Harvest 2005 Part 2 - High rainfall hits Wellington hardest

Doolhof is producing its first independent vintage under its new British owner, with winemaker Therese Swart at the reins. Grapes were previously sold to Diemersfontein, and Swart predicts a 140-ton harvest in 2005, mostly red. They started picking on January 24 with Sauvignon Blanc, then Chardonnay (for Louisvale) and a small block of Merlot. 

After a staggering 60mm rain on their farm on January 27 - 28, Swart says she's now waiting it out to take samples. 'We get a bit more rain than the rest of the valley because we're near the Bainskloof pass. The weather should clear up; they're talking 36 degrees by Friday,' she reports. For Swart, the slow-down is a mixed blessing. With electricity only installed two days before harvest, this allows her time to get the cellar organised. 

Swart worked as assistant to Boela Gerba at Groot Constantia previously. Gerber was even-keeled on January 31, saying Constantia had 14mm on January 27 and 28. He reckons minimal stress means their vines should manage fine.

Bellingham's Wellington cellar is not as calm. 'We are without power at the moment so I'm stressing!' shouts winemaker Lizelle Gerber. The possibility of rot is another potential worry, after 60 - 70mm fell in the Wellington area between January 27 - 28, and the weekend ended with light drizzle. The 5000-ton cellar brought in titbits of Sauvignon Blanc and Pinotage in the week of 24 January. 

'In general it seems the grape sugars rushed, then just sat on their bums,' Gerber reports. 'That seems to be the way in Stellenbosch too. Sugars have struggled most in vineyards without irrigation. Sauvignon Blanc has shown nice acids and pH's so far.' Bellingham buys in from Durbanville, Stellenbosch and Paarl. They expect to start harvesting frantically in these areas during the second week of February.

'Stellenbosch had more than 35mm between Thursday Jan 27th and the weekend,' reports Spier winemaker Kobie Viljoen. 'The rains means the somewhat high sugars and acids will drop and hopefully affect the tannins and flavour structures positively. The danger of course is rot.' 

It's unlikely that many grapes will be harvested until the second half of this week. 'Everything is stuck, so most of us are leaving it a few days to allow the sugars to recover. We've got 420 tons in already for Spier wines, most of it white,' adds Viljoen.

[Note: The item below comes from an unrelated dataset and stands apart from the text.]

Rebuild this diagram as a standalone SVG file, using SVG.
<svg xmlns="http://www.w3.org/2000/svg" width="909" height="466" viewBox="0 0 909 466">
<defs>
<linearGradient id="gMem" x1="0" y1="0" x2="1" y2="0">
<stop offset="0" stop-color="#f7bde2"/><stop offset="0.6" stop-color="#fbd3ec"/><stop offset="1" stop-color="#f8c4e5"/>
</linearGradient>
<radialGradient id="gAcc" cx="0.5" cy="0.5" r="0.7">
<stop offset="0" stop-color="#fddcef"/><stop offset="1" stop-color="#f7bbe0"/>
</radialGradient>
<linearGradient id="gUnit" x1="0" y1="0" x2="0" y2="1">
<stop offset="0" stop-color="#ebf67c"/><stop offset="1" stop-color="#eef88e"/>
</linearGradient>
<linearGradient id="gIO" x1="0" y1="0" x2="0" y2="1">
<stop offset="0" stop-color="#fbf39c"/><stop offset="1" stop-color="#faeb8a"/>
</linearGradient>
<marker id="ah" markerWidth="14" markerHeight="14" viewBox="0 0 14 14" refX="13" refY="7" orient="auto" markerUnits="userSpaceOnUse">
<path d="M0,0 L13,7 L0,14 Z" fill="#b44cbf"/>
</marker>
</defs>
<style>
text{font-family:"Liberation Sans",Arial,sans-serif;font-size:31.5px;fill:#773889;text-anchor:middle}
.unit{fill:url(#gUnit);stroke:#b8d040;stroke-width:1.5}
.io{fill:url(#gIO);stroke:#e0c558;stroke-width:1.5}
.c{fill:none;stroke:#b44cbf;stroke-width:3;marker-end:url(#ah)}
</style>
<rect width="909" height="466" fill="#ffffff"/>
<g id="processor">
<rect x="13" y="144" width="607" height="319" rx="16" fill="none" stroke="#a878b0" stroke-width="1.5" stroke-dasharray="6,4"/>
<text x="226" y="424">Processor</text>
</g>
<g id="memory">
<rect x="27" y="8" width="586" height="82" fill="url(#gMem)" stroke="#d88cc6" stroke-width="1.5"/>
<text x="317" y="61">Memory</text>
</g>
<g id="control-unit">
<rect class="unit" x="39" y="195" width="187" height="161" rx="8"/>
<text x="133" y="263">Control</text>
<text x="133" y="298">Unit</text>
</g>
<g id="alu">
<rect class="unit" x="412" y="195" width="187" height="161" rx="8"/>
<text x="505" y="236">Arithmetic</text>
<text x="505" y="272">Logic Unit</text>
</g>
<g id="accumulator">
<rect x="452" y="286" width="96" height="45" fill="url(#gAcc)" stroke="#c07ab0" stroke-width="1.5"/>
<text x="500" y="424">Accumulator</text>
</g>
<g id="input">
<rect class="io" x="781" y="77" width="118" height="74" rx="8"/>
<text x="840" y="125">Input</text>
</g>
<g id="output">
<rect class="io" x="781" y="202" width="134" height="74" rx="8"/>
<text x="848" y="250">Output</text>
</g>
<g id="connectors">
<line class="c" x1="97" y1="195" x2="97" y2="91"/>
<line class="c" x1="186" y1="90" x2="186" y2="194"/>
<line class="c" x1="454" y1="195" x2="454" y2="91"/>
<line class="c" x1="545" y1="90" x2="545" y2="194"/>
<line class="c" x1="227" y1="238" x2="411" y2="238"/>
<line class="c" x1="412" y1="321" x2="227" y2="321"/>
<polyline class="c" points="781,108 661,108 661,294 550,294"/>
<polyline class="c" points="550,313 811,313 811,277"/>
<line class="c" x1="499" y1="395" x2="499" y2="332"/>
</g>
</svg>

Before the rain, Spier picked Sauvignon Blanc from Malmesbury, the Darling valley and Helderberg during the week of 17 January. In reds, they brought in Malbec from Paarl on January 20, and Pinotage from Paarl and Darling valley on January 24. 'It's generally clean if it came in before the rain,' says Viljoen.

Bennie Wannenburg, winemaker of La Cave and Bain's Way ranges at Wellington's Wamakersvallei cellar, says they started on 14 January - nine days earlier than in 2004. 'We've got nice sugars, lower pH's and higher acidities than 2004,' he says. Most of their Sauvignon Blanc and Chardonnay are in; also some Chenin Blanc and lots of Pinotage. 

What are the negatives? 'Some sunburnt grapes from the Wellington and Riebeek Kasteel areas from those really hot days between 17 - 19 January. And last weekend's 60mm of rain hampered things. We started picking on Feb 1 again. We've heard there could be heatwaves later this week, so rot could be a problem with Chardonnay and Chenin we have to bring in.' Wannenberg predicts 2005 volumes could be lower. They've brought in 3300 of their expected 12000 tons.